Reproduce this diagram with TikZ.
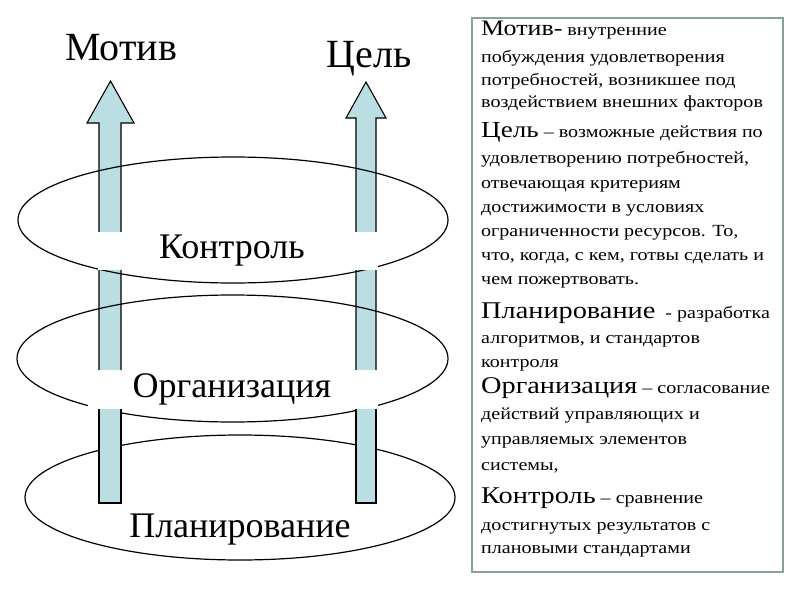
\documentclass[tikz,border=0pt]{standalone}
\usepackage{fontspec}
\usepackage{graphicx}
\setmainfont{Liberation Serif}
\definecolor{arrowfill}{RGB}{186,222,226}
\definecolor{boxborder}{RGB}{135,160,160}
\newcommand{\bigword}[1]{{\fontsize{24}{26}\selectfont #1}}
\newcommand{\wideline}[1]{\scalebox{1.18}[1]{#1}}
\begin{document}
\begin{tikzpicture}[x=1pt,y=-1pt,
  ring/.style={draw=black,line width=1.2pt},
  arrowbody/.style={fill=arrowfill,draw=black,line width=1.1pt,line join=miter},
  labelbg/.style={fill=white},
  titletext/.style={font=\fontsize{40}{44}\selectfont,anchor=base,inner sep=0pt},
  leveltext/.style={font=\fontsize{36}{40}\selectfont,anchor=base,inner sep=0pt},
  desc/.style={font=\fontsize{17}{20}\selectfont,anchor=base west,inner sep=0pt},
  infobox/.style={draw=boxborder,line width=1.5pt,fill=white}]
\useasboundingbox (0,0) rectangle (807,605);
\fill[white] (0,0) rectangle (807,605);

% bottom ellipse (under the arrows)
\draw[ring,fill=white] (240,497.5) ellipse [x radius=215pt,y radius=62.5pt];

% block arrows
\draw[arrowbody] (99,503) -- (99,123) -- (87,123) -- (110.5,81) -- (134,123) -- (121,123) -- (121,503) -- cycle;
\draw[arrowbody] (356,503) -- (356,118) -- (346,118) -- (366,82) -- (386,118) -- (376,118) -- (376,503) -- cycle;

% top and middle ellipses (outline over the arrows)
\draw[ring] (233,220) ellipse [x radius=215pt,y radius=63pt];
\draw[ring] (232.5,358.5) ellipse [x radius=215.5pt,y radius=63.5pt];

% white label backgrounds
\fill[labelbg] (98,232) rectangle (377.5,270);
\fill[labelbg] (88,370) rectangle (378,409);

% lower shaft pieces drawn on top
\fill[arrowfill] (99,409) rectangle (121,503);
\draw[line width=1.1pt] (99,409) -- (99,503) -- (121,503) -- (121,409);
\fill[arrowfill] (356,409) rectangle (376,503);
\draw[line width=1.1pt] (356,409) -- (356,503) -- (376,503) -- (376,409);

% titles and level labels
\node[titletext] (motiv) at (121,60) {Мотив};
\node[titletext] (tsel) at (369,67) {Цель};
\node[leveltext] (kontrol) at (232,258) {Контроль};
\node[leveltext] (organiz) at (232,397) {Организация};
\node[leveltext] (planir) at (240,537) {Планирование};

% explanation box
\draw[infobox] (472,18) rectangle (783,572);
\node[desc] (l1) at (481,35) {\wideline{{\fontsize{22}{24}\selectfont Мотив-} внутренние}};
\node[desc] (l2) at (481,62) {\wideline{побуждения удовлетворения}};
\node[desc] (l3) at (481,85) {\wideline{потребностей, возникшее под}};
\node[desc] (l4) at (481,107) {\wideline{воздействием внешних факторов}};
\node[desc] (l5) at (481,137) {\wideline{{\fontsize{23}{25}\selectfont Цель} – возможные действия по}};
\node[desc] (l6) at (481,163) {\wideline{удовлетворению потребностей,}};
\node[desc] (l7) at (481,188) {\wideline{отвечающая критериям}};
\node[desc] (l8) at (481,212) {\wideline{достижимости в условиях}};
\node[desc] (l9) at (481,236) {\wideline{ограниченности ресурсов. То,}};
\node[desc] (l10) at (481,260) {\wideline{что, когда, с кем, готвы сделать и}};
\node[desc] (l11) at (481,284) {\wideline{чем пожертвовать.}};
\node[desc] (l12) at (481,318) {\wideline{\bigword{Планирование}\ \ - разработка}};
\node[desc] (l13) at (481,343) {\wideline{алгоритмов, и стандартов}};
\node[desc] (l14) at (481,367) {\wideline{контроля}};
\node[desc] (l15) at (481,393) {\wideline{\bigword{Организация} – согласование}};
\node[desc] (l16) at (481,419) {\wideline{действий управляющих и}};
\node[desc] (l17) at (481,444) {\wideline{управляемых элементов}};
\node[desc] (l18) at (481,470) {\wideline{системы,}};
\node[desc] (l19) at (481,503) {\wideline{\bigword{Контроль} – сравнение}};
\node[desc] (l20) at (481,530) {\wideline{достигнутых результатов с}};
\node[desc] (l21) at (481,553) {\wideline{плановыми стандартами}};
\end{tikzpicture}
\end{document}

::::::::::

### THE REQUEST:
Transcribe all the data word for word; the images stay out.

### WRITTEN RESPONSE:
Reproduce this diagram with TikZ.
\documentclass[tikz,border=0pt]{standalone}
\usepackage{fontspec}
\usepackage{graphicx}
\setmainfont{Liberation Serif}
\definecolor{arrowfill}{RGB}{186,222,226}
\definecolor{boxborder}{RGB}{135,160,160}
\newcommand{\bigword}[1]{{\fontsize{24}{26}\selectfont #1}}
\newcommand{\wideline}[1]{\scalebox{1.18}[1]{#1}}
\begin{document}
\begin{tikzpicture}[x=1pt,y=-1pt,
  ring/.style={draw=black,line width=1.2pt},
  arrowbody/.style={fill=arrowfill,draw=black,line width=1.1pt,line join=miter},
  labelbg/.style={fill=white},
  titletext/.style={font=\fontsize{40}{44}\selectfont,anchor=base,inner sep=0pt},
  leveltext/.style={font=\fontsize{36}{40}\selectfont,anchor=base,inner sep=0pt},
  desc/.style={font=\fontsize{17}{20}\selectfont,anchor=base west,inner sep=0pt},
  infobox/.style={draw=boxborder,line width=1.5pt,fill=white}]
\useasboundingbox (0,0) rectangle (807,605);
\fill[white] (0,0) rectangle (807,605);

% bottom ellipse (under the arrows)
\draw[ring,fill=white] (240,497.5) ellipse [x radius=215pt,y radius=62.5pt];

% block arrows
\draw[arrowbody] (99,503) -- (99,123) -- (87,123) -- (110.5,81) -- (134,123) -- (121,123) -- (121,503) -- cycle;
\draw[arrowbody] (356,503) -- (356,118) -- (346,118) -- (366,82) -- (386,118) -- (376,118) -- (376,503) -- cycle;

% top and middle ellipses (outline over the arrows)
\draw[ring] (233,220) ellipse [x radius=215pt,y radius=63pt];
\draw[ring] (232.5,358.5) ellipse [x radius=215.5pt,y radius=63.5pt];

% white label backgrounds
\fill[labelbg] (98,232) rectangle (377.5,270);
\fill[labelbg] (88,370) rectangle (378,409);

% lower shaft pieces drawn on top
\fill[arrowfill] (99,409) rectangle (121,503);
\draw[line width=1.1pt] (99,409) -- (99,503) -- (121,503) -- (121,409);
\fill[arrowfill] (356,409) rectangle (376,503);
\draw[line width=1.1pt] (356,409) -- (356,503) -- (376,503) -- (376,409);

% titles and level labels
\node[titletext] (motiv) at (121,60) {Мотив};
\node[titletext] (tsel) at (369,67) {Цель};
\node[leveltext] (kontrol) at (232,258) {Контроль};
\node[leveltext] (organiz) at (232,397) {Организация};
\node[leveltext] (planir) at (240,537) {Планирование};

% explanation box
\draw[infobox] (472,18) rectangle (783,572);
\node[desc] (l1) at (481,35) {\wideline{{\fontsize{22}{24}\selectfont Мотив-} внутренние}};
\node[desc] (l2) at (481,62) {\wideline{побуждения удовлетворения}};
\node[desc] (l3) at (481,85) {\wideline{потребностей, возникшее под}};
\node[desc] (l4) at (481,107) {\wideline{воздействием внешних факторов}};
\node[desc] (l5) at (481,137) {\wideline{{\fontsize{23}{25}\selectfont Цель} – возможные действия по}};
\node[desc] (l6) at (481,163) {\wideline{удовлетворению потребностей,}};
\node[desc] (l7) at (481,188) {\wideline{отвечающая критериям}};
\node[desc] (l8) at (481,212) {\wideline{достижимости в условиях}};
\node[desc] (l9) at (481,236) {\wideline{ограниченности ресурсов. То,}};
\node[desc] (l10) at (481,260) {\wideline{что, когда, с кем, готвы сделать и}};
\node[desc] (l11) at (481,284) {\wideline{чем пожертвовать.}};
\node[desc] (l12) at (481,318) {\wideline{\bigword{Планирование}\ \ - разработка}};
\node[desc] (l13) at (481,343) {\wideline{алгоритмов, и стандартов}};
\node[desc] (l14) at (481,367) {\wideline{контроля}};
\node[desc] (l15) at (481,393) {\wideline{\bigword{Организация} – согласование}};
\node[desc] (l16) at (481,419) {\wideline{действий управляющих и}};
\node[desc] (l17) at (481,444) {\wideline{управляемых элементов}};
\node[desc] (l18) at (481,470) {\wideline{системы,}};
\node[desc] (l19) at (481,503) {\wideline{\bigword{Контроль} – сравнение}};
\node[desc] (l20) at (481,530) {\wideline{достигнутых результатов с}};
\node[desc] (l21) at (481,553) {\wideline{плановыми стандартами}};
\end{tikzpicture}
\end{document}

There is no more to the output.